To see them in the relatively small space of the Heights Theater in Houston was one thing. To experience their current live show is another miracle in and of itself. When The Church come to the states for a show, they are as stripped down as possible—there are no extras, no guitars left unplayed, nothing left to the imagination. They present themselves so well you can’t believe they’re not playing arenas.

In the front row, your could see parents with young children, and all I can say is, in twenty years, you won’t see anyone like The Church playing live in that format. Guitar music is fading away, and the level of musicianship is without equal. This is a one-time deal. There is no one playing this way, and no one capable of ever recreating this level of professional achievement. No one else has a catalog like they do as well. And, at no time have they ever really peaked. There are tremendous songs and albums in every decade of their existence.

I would have been happy with all newer songs, but it was great to hear them roar through Starfish in its entirety. The Church are not a nostalgia act. Every song is reworked, reimagined, and experienced anew, and all of the parts are shuffled around. Having heard them live ten years ago, they sound the same but different in all the good ways.

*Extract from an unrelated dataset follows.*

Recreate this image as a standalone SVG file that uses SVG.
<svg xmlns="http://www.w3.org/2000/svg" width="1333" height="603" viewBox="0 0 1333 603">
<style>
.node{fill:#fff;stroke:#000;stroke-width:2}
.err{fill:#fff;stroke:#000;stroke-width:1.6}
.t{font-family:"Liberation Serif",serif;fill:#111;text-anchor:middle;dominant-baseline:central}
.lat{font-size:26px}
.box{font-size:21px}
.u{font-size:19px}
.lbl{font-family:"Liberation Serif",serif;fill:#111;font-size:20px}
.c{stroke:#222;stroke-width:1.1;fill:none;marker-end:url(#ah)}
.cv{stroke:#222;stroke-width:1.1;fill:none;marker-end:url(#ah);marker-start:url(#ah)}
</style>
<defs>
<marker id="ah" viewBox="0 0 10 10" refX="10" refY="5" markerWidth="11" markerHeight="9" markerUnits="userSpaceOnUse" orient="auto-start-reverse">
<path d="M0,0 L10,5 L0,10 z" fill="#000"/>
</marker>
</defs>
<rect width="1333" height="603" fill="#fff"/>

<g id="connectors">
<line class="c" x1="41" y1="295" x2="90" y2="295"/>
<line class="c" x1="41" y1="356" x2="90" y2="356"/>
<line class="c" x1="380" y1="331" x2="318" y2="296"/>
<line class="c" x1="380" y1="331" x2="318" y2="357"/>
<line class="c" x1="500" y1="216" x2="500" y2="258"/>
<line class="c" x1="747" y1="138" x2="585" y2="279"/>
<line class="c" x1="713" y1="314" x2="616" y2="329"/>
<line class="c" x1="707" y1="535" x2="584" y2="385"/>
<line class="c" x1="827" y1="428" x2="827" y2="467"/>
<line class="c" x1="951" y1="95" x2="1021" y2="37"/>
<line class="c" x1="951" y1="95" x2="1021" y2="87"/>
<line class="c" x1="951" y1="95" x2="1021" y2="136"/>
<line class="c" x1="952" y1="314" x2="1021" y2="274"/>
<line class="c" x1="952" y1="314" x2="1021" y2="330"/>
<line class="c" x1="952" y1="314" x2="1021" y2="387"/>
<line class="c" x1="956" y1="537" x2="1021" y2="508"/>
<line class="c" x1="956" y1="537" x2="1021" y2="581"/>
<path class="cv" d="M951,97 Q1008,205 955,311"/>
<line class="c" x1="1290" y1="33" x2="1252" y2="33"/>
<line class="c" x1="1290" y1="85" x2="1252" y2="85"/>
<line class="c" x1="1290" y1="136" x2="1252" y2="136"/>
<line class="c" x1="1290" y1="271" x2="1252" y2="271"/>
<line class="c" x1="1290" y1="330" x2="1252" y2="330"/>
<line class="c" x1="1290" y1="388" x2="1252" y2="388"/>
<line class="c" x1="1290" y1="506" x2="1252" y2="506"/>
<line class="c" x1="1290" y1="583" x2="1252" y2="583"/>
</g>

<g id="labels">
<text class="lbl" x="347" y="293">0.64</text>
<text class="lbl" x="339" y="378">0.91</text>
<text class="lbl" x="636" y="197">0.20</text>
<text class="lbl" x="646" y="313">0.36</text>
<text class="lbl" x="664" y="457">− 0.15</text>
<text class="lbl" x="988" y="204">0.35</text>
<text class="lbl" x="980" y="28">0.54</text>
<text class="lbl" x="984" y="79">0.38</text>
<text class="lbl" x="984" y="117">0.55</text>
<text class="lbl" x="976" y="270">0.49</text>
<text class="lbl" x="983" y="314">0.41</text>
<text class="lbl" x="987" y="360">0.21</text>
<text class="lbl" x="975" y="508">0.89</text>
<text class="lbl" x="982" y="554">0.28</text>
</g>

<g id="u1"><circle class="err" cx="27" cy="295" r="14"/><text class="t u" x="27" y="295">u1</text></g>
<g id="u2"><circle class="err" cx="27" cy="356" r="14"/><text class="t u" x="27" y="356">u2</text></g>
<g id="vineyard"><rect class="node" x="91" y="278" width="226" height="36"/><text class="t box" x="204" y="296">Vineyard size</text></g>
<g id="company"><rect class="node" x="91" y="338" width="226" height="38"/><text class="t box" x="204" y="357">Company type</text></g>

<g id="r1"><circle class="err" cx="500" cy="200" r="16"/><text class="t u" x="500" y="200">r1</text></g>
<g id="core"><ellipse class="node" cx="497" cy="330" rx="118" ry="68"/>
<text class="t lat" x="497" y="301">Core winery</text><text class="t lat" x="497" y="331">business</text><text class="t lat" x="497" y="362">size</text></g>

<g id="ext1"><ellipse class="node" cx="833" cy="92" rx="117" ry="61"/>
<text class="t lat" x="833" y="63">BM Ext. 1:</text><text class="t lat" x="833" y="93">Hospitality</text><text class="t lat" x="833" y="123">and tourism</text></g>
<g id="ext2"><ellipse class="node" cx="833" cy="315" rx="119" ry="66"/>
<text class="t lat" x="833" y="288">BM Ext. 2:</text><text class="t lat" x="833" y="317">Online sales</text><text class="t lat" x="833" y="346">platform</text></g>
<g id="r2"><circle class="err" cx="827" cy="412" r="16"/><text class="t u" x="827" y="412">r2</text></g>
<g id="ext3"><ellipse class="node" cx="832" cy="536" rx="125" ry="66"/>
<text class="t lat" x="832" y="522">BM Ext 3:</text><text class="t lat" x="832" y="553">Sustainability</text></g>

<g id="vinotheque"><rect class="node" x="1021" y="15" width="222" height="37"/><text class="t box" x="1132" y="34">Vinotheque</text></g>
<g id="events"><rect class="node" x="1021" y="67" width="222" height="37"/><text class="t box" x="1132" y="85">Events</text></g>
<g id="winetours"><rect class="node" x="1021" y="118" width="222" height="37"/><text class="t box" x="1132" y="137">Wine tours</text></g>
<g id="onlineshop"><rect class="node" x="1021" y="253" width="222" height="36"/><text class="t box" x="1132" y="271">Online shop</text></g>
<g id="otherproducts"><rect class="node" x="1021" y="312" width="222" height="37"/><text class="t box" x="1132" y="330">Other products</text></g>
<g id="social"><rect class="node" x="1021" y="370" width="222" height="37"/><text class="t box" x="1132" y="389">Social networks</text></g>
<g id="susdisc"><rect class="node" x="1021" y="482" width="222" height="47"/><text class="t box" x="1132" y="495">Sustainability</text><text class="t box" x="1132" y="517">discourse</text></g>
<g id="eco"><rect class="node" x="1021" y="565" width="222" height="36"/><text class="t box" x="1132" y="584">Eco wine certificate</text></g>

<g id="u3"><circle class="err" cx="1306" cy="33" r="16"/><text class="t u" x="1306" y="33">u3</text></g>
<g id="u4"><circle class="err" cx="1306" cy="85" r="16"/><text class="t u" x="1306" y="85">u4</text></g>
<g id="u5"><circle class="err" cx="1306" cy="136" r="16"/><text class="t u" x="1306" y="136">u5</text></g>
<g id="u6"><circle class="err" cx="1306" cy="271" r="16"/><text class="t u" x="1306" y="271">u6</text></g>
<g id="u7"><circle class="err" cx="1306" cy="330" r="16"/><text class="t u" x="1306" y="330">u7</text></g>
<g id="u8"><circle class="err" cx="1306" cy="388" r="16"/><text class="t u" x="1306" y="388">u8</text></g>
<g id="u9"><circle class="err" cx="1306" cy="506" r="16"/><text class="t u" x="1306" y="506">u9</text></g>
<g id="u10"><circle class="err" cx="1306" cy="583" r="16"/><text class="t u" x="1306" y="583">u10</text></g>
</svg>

This is still a band that can amaze. Adding Ian Haug to the mix changed the atmosphere but not the spirit of the songs. In a live setting, you are still getting Steve Kilbey and Peter Koppes’ versions of the parts and their overall vision of the band. But, really, you need to see Tim Powles on the drums to really appreciate what the band has evolved into. At one point, he is banging away, one handed, and shaking a tambourine in the other. Another moment, and he’s smashing the drums with the tambourine, nothing ever out of place.

If I could change one thing, I would ask them to add Jeffrey Cain as a full member of the band and make it a five piece. Really, he’s more than a utility infielder. His ability to balance guitar, keyboards and vocals makes the whole show complete. He took Marty’s riff on North, South, East & West and ran with it.

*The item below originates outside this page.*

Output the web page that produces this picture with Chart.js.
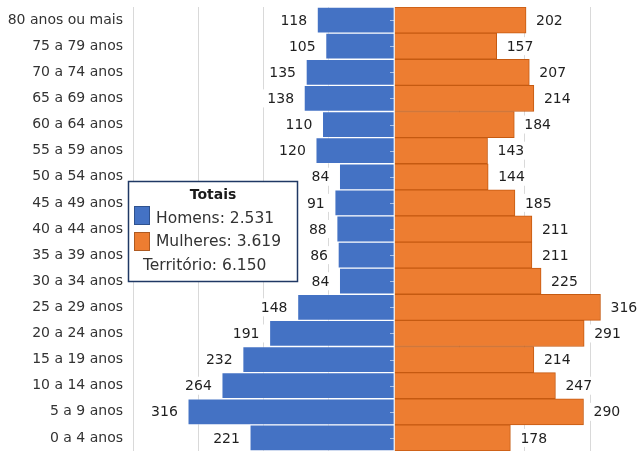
<!DOCTYPE html>
<html>
<head>
<meta charset="utf-8">
<script src="https://cdn.jsdelivr.net/npm/chart.js@4/dist/chart.umd.min.js"></script>
<style>
  html, body { margin: 0; padding: 0; background: #fff; overflow: hidden; }
  #wrap { position: relative; width: 639px; height: 451px; }
</style>
</head>
<body>
<div id="wrap"><canvas id="piramide" width="639" height="451"></canvas></div>
<script>
// Faixas etárias, de cima para baixo
const faixas = [
  '80 anos ou mais', '75 a 79 anos', '70 a 74 anos', '65 a 69 anos',
  '60 a 64 anos', '55 a 59 anos', '50 a 54 anos', '45 a 49 anos',
  '40 a 44 anos', '35 a 39 anos', '30 a 34 anos', '25 a 29 anos',
  '20 a 24 anos', '15 a 19 anos', '10 a 14 anos', '5 a 9 anos', '0 a 4 anos'
];
const homens   = [118, 105, 135, 138, 110, 120, 84, 91, 88, 86, 84, 148, 191, 232, 264, 316, 221];
const mulheres = [202, 157, 207, 214, 184, 143, 144, 185, 211, 211, 225, 316, 291, 214, 247, 290, 178];
// Linhas de grade verticais (população)
const gradeX = [-400, -300, -200, -100, 0, 100, 200, 300];

const FONTE = '"DejaVu Sans", Verdana, sans-serif';
const soma = arr => arr.reduce((a, b) => a + b, 0);
const milhar = n => String(n).replace(/\B(?=(\d{3})+(?!\d))/g, '.');

// Rótulos de valor com fundo branco e marcas do eixo central
const rotulos = {
  id: 'rotulos',
  afterDatasetsDraw(chart) {
    const ctx = chart.ctx;
    const x0 = chart.scales.x.getPixelForValue(0);
    ctx.save();
    // eixo central
    ctx.strokeStyle = 'rgba(255,255,255,0.55)';
    ctx.lineWidth = 1;
    ctx.beginPath();
    ctx.moveTo(Math.round(x0) + 0.5, chart.chartArea.top);
    ctx.lineTo(Math.round(x0) + 0.5, chart.chartArea.bottom);
    chart.getDatasetMeta(0).data.forEach(bar => {
      const y = Math.round(bar.y) + 0.5;
      ctx.moveTo(Math.round(x0) - 4, y);
      ctx.lineTo(Math.round(x0), y);
    });
    ctx.stroke();

    ctx.font = '14px ' + FONTE;
    ctx.textBaseline = 'middle';
    ctx.textAlign = 'left';
    [homens, mulheres].forEach((valores, di) => {
      chart.getDatasetMeta(di).data.forEach((bar, i) => {
        const txt = String(valores[i]);
        const w = ctx.measureText(txt).width;
        const tx = di === 0 ? bar.x - 10 - w : bar.x + 10;
        ctx.fillStyle = '#ffffff';
        ctx.fillRect(tx - 5, bar.y - 9, w + 10, 18);
        ctx.fillStyle = '#1f1f1f';
        ctx.fillText(txt, tx, bar.y + 1);
      });
    });
    ctx.restore();
  }
};

// Quadro de totais
const quadroTotais = {
  id: 'quadroTotais',
  afterDraw(chart) {
    const ctx = chart.ctx;
    ctx.save();
    ctx.fillStyle = '#ffffff';
    ctx.fillRect(128, 181, 169, 100);
    ctx.strokeStyle = '#1f3864';
    ctx.lineWidth = 1.5;
    ctx.strokeRect(128.5, 181.5, 169, 100);

    ctx.textBaseline = 'middle';
    ctx.fillStyle = '#1a1a1a';
    ctx.font = 'bold 14px ' + FONTE;
    ctx.textAlign = 'center';
    ctx.fillText('Totais', 213, 195);

    ctx.textAlign = 'left';
    ctx.font = '15.5px ' + FONTE;
    ctx.lineWidth = 1;
    ctx.fillStyle = '#4472c4';
    ctx.fillRect(134, 206, 15, 18);
    ctx.strokeStyle = '#2f528f';
    ctx.strokeRect(134.5, 206.5, 15, 18);
    ctx.fillStyle = '#ed7d31';
    ctx.fillRect(134, 232, 15, 18);
    ctx.strokeStyle = '#ae5a21';
    ctx.strokeRect(134.5, 232.5, 15, 18);

    ctx.fillStyle = '#333333';
    ctx.fillText('Homens: ' + milhar(soma(homens)), 156, 219);
    ctx.fillText('Mulheres: ' + milhar(soma(mulheres)), 156, 242);
    ctx.fillText('Território: ' + milhar(soma(homens) + soma(mulheres)), 143, 266);
    ctx.restore();
  }
};

new Chart(document.getElementById('piramide'), {
  type: 'bar',
  data: {
    labels: faixas,
    datasets: [
      {
        label: 'Homens',
        data: homens.map(v => -v),
        backgroundColor: '#4472c4',
        borderColor: 'rgba(255,255,255,0.35)',
        borderWidth: 1,
        barPercentage: 1,
        categoryPercentage: 1
      },
      {
        label: 'Mulheres',
        data: mulheres,
        backgroundColor: '#ed7d31',
        borderColor: '#c55a11',
        borderWidth: 1,
        barPercentage: 1,
        categoryPercentage: 1
      }
    ]
  },
  options: {
    indexAxis: 'y',
    responsive: false,
    animation: false,
    layout: { padding: { top: 7, right: 0, bottom: 0, left: 0 } },
    plugins: {
      legend: { display: false },
      tooltip: { enabled: false }
    },
    scales: {
      x: {
        type: 'linear',
        stacked: true,
        min: -400,
        max: 375,
        afterBuildTicks: s => { s.ticks = gradeX.map(v => ({ value: v })); },
        afterFit: s => { s.height = 0; s.paddingLeft = 0; s.paddingRight = 0; },
        ticks: { display: false },
        grid: { color: '#d9d9d9', lineWidth: 1, drawTicks: false },
        border: { display: false }
      },
      y: {
        stacked: true,
        afterFit: s => { s.width = 133; s.paddingTop = 0; s.paddingBottom = 0; },
        ticks: {
          color: '#333333',
          padding: 10,
          font: { family: FONTE, size: 14 }
        },
        grid: { display: false, drawTicks: false },
        border: { display: false }
      }
    }
  },
  plugins: [rotulos, quadroTotais]
});
</script>
</body>
</html>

This show was worth the drive there and back again. It was the highlight of the year for me in terms of music.

The stage at the Heights Theater, just before the band came out to play

The stage at the Heights Theater, just before the band came out to play

The full band, from L-R: Peter Koppes, Jeffrey Cain, Tim Powles, Steve Kilbey, Ian Haug

The full band, from L-R: Peter Koppes, Jeffrey Cain, Tim Powles, Steve Kilbey, Ian Haug

Steve Kilbey

Steve Kilbey

I don’t take a lot of photos at shows. These were taken during pauses or moments when it was possible to be unobtrusive about it. I definitely do not use a flash and I did not record anything being played.